Verbale Knallkörper

Meta Zweifel, 08.07.2021

Meta Zweifel
Meta Zweifel

Was halten Sie von Streitkultur?

Echt spannend, wie manche Redewendungen mit Vorgängen zu tun haben, die man heute kaum mehr kennt. Der Ausdruck „Halt die Klappe !“, mit dem jemandem barsch das Wort abgeschnitten wird, führt zurück ins klösterliche Leben und in mittelalterliche Klosterarchitektur.

Zu ihren regelmässigen Stundengebeten fanden sich die Nonnen oder Mönche im Chor der Kirche ein und nahmen da im Chorgestühl Platz. Häufig waren die Sitze aufklappbar und an der Vorderkante mit einer Ausbuchtung versehen, auf die sich die Betenden beim langen Stehen etwas abstützen konnten. Stand der Mönch oder die Nonne vom Klappsitz auf, musste der hölzerne Vorsprung, die „Klappe“, sorgfältig gehalten und so geführt werden, dass ein rasches Zurückschnellen des Klappsitzes keinen Lärm verursachen konnte.

Die Verbindung zwischen Klappe und Knall eignet sich gut als bildhafter Vergleich, wenn es um die Kommunikationsebene geht. Lautstarkes Wortgetöse sorgt zwar für Knall und Lärm, wirkt aber oft alles andere als zielführend.

Wenn Widerspruch trendy ist

Man muss an historischen Entwicklungen nicht mal sehr interessiert sein, um zu wissen, was Menschen bewirkt haben, die nicht einfach die Klappe gehalten, sondern lautstark Widerstand geleistet haben. Ohne solche Menschen hätte es keine gesellschaftlichen Veränderungen, weder Reformation noch Revolution

und auch nicht die Zeitphase der Aufklärung gegeben.

Die aktuellen politischen Entwicklungen machen ebenfalls deutlich, wie viele Menschen und Gruppierungen Leib und Leben wagen, um laut und deutlich gegen Repressionen und die Knebelung des freien Wortes zu kämpfen.

Im Vergleich zur wagemutigen Streitbarkeit, wie sie an vielen Orten im Ausland auftritt, wirken hierzulande Demonstrationen zuweilen wie ein modischer Trend.

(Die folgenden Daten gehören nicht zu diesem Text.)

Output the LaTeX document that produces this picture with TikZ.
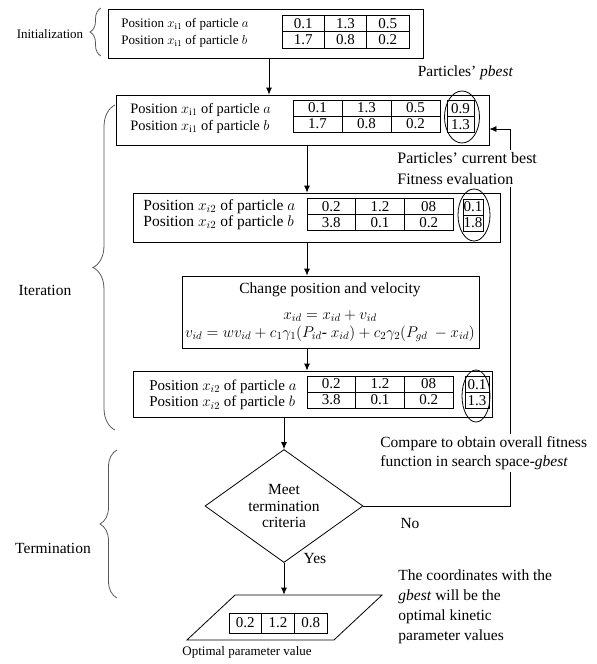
\documentclass[tikz,border=0pt]{standalone}
\usepackage{fix-cm}
\usepackage{fontspec}
\setmainfont{Liberation Serif}
\usepackage{tikz}
\usetikzlibrary{arrows.meta, positioning, matrix, shapes.geometric, decorations.pathreplacing, calc}
\tikzset{
    box/.style={draw, inner sep=0pt},
    txt/.style={align=left, anchor=west, inner sep=0pt},
    tbl/.style={matrix of nodes, inner sep=0pt, line width=0.8pt,
        column sep=-\pgflinewidth, row sep=-\pgflinewidth,
        nodes={draw, anchor=center, inner sep=0pt, minimum width=#1, minimum height=16pt,
            font=\fontsize{15}{15}\selectfont}},
    ellip/.style={draw, ellipse, inner sep=0pt},
    arr/.style={-{Latex[length=7pt, width=6pt]}},
    brc/.style={draw=black!65, decorate, decoration={brace, amplitude=#1}},
}

\begin{document}
\begin{tikzpicture}[x=1pt, y=-1pt, line width=0.8pt, font=\fontsize{15.5}{16.5}\selectfont]
    \useasboundingbox (0,0) rectangle (597,664);

    % main boxes
    \node[box, minimum width=315pt, minimum height=49pt] (box1) at (265.5,33.5) {};
    \node[box, minimum width=373pt, minimum height=50pt] (box2) at (302.5,120) {};
    \node[box, minimum width=367pt, minimum height=49pt] (box3) at (316.5,217.5) {};
    \node[box, minimum width=297pt, minimum height=72pt] (box4) at (330.5,312) {};
    \node[box, minimum width=359pt, minimum height=46pt] (box5) at (312.5,394) {};
    \node[box, diamond, aspect=1.4, minimum width=158pt, minimum height=113pt, align=center] (dia) at (284,506) {Meet\\termination\\criteria};
    \node[box, xslant=1.07, minimum width=147pt, minimum height=45pt] (par) at (284.5,617.5) {};

    % box contents
    \node[txt, font=\fontsize{13}{17}\selectfont] (pos1) at (121,32.5) {Position $x_{\mathrm{i}1}$ of particle $a$\\Position $x_{\mathrm{i}1}$ of particle $b$};
    \matrix (tab1) [tbl=42.3pt, nodes={minimum height=16.5pt}] at (345.5,31.5) {0.1 & 1.3 & 0.5\\ 1.7 & 0.8 & 0.2\\};

    \node[txt, font=\fontsize{14.4}{16.5}\selectfont] (pos2) at (130,118.5) {Position $x_{\mathrm{i}1}$ of particle $a$\\Position $x_{\mathrm{i}1}$ of particle $b$};
    \matrix (tab2) [tbl=49pt] at (366.5,116) {0.1 & 1.3 & 0.5\\ 1.7 & 0.8 & 0.2\\};
    \matrix (pb2) [tbl=27pt] at (460.5,116.5) {0.9\\ 1.3\\};
    \node[ellip, minimum width=35pt, minimum height=52pt] (el2) at (462,117) {};

    \node[txt] (pos3) at (143,214.5) {Position $x_{i2}$ of particle $a$\\Position $x_{i2}$ of particle $b$};
    \matrix (tab3) [tbl=48.7pt] at (380,214.5) {0.2 & 1.2 & 08\\ 3.8 & 0.1 & 0.2\\};
    \matrix (pb3) [tbl=20pt] at (473,215) {0.1\\ 1.8\\};
    \node[ellip, minimum width=32pt, minimum height=52pt] (el3) at (474,215) {};

    \node (chg) at (330,290) {Change position and velocity};
    \node[align=center, font=\fontsize{15.5}{18}\selectfont] (eqs) at (330,326)
        {$x_{id} = x_{id} + v_{id}$\\$v_{id} = wv_{id} + c_1\gamma_1(P_{id}\mbox{- } x_{id}) + c_2\gamma_2(P_{gd}\ - x_{id})$};

    \node[txt, font=\fontsize{15}{16.5}\selectfont] (pos5) at (149,395) {Position $x_{i2}$ of particle $a$\\Position $x_{i2}$ of particle $b$};
    \matrix (tab5) [tbl=48.7pt] at (380,392) {0.2 & 1.2 & 08\\ 3.8 & 0.1 & 0.2\\};
    \matrix (pb5) [tbl=24pt] at (477,392.5) {0.1\\ 1.3\\};
    \node[ellip, minimum width=28pt, minimum height=52pt] (el5) at (476,396) {};

    \matrix (opt) [tbl=32.7pt, nodes={minimum height=20pt}] at (278,623) {0.2 & 1.2 & 0.8\\};

    % connectors
    \coordinate (top) at (269,0);
    \coordinate (mid) at (307,0);
    \coordinate (fb) at (510,129);
    \draw[arr] (box1.south -| top) -- (box2.north -| top);
    \draw[arr] (box2.south -| mid) -- (box3.north -| mid);
    \draw[arr] (box3.south -| mid) -- (box4.north -| mid);
    \draw[arr] (box4.south -| mid) -- (box5.north -| mid);
    \draw[arr] (box5.south -| dia) -- (dia.north);
    \draw[arr] (dia.south) -- (dia.south |- par.north);
    \draw[arr] (dia.east) -| (fb) -- (fb -| box2.east);

    % side labels
    \node (pbest) at (465.5,73) {Particles' \textit{pbest}};
    \node[txt, fill=white, inner sep=2pt, font=\fontsize{16}{21}\selectfont] (cur) at (395,168.5) {Particles' current best\\Fitness evaluation};
    \node[txt, fill=white, inner sep=2pt, font=\fontsize{15.5}{19}\selectfont] (cmp) at (378,453) {Compare to obtain overall fitness\\function in search space-\textit{gbest}};
    \node (no) at (410,523) {No};
    \node (yes) at (315,558) {Yes};
    \node[txt, font=\fontsize{15.5}{20}\selectfont] (coord) at (398,607) {The coordinates with the\\\textit{gbest} will be the\\optimal kinetic\\parameter values};
    \node[font=\fontsize{13}{13}\selectfont] (optlbl) at (247,652) {Optimal parameter value};

    % phases
    \draw[brc=11pt] (101,56) -- (101,8);
    \draw[brc=22pt] (115,430) -- (115,105);
    \draw[brc=17pt] (117,598) -- (117,450);
    \node[font=\fontsize{13}{13}\selectfont] (init) at (50,34) {Initialization};
    \node (iter) at (45,290) {Iteration};
    \node (term) at (53,548) {Termination};
\end{tikzpicture}
\end{document}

Im Juni fand in Basel eine grosse Demonstration von Frauen statt, die für Gleichstellung warben.

Eine Menge Plakate wurden in die Höhe gerecht, die mehrheitlich mit dem ordinären Unwort „Fuck“ begannen und teilweise abstruse Anliegen und Forderungen zur Geltung brachten. Diese Streit-Darbietungen auf öffentlichem Raum haben vermutlich mehr Antipathie als Sympathie hervorgerufen und das ernsthafte Thema Gleichstellung mit verbalen Knallkörpern vernebelt.

Sage mir, wie Du streitest

Im persönlichen Umfeld wird mit ziemlicher Sicherheit zu oft geschwiegen, statt geredet oder gar gestritten. Um des sogenannten lieben Friedens willen wird geschwiegen – so lange, bis der liebe Friede zu stinken beginnt wie eine Müllhalde. Aber auch mit der Eröffnung „Wir müssen reden“ kommt selten ein konstruktives Gespräch in Gang, sondern diese Ankündigung löst oft geradezu Fluchttendenzen aus.

Das Wort „Streitkultur“ wirkt wie ein feststehender Begriff, umschreibt aber eher einen Prozess. Wie trage ich einem Vorgesetzten meine Forderungen vor, ohne dass er das Gefühl hat, man schenke ihm zu wenig Respekt? Wie kann ich als Mutter oder Vater einem Kind oder einem Jugendlichen Handlungsgrenzen deutlich machen, ohne zu demütigen und jeden Widerspruch mit „Klappe halten!“ abzuwürgen? Wie kann ich lernen, partnerschaftliche Auseinandersetzungen nicht mit dem Standardsatz „Du machst/sagst/tust immer…“ einzuleiten, sondern möglichst ruhig und gefasst zu erklären, wie man sich fühlt und was einem fehlt?

Streiten will gelernt sein – und genauso muss man lernen, wann Schweigen wirklich Gold wert ist. Es kann unter Umständen ganz schön anstrengend sein, auf eine verletzende Bemerkung oder auf den kleinen, aber wohltuenden Triumph der Rechthaberei zu verzichten.

Die Frage „Halte ich meine Klappe aus Feigheit oder geistiger Trägheit, oder weil mir die Vernunft sagt, dass ein Streit unverhältnismässig wäre oder mit meiner Eigensucht zu tun hätte?“ erfordert ein hohes Mass an Selbsterkenntnis und Ehrlichkeit.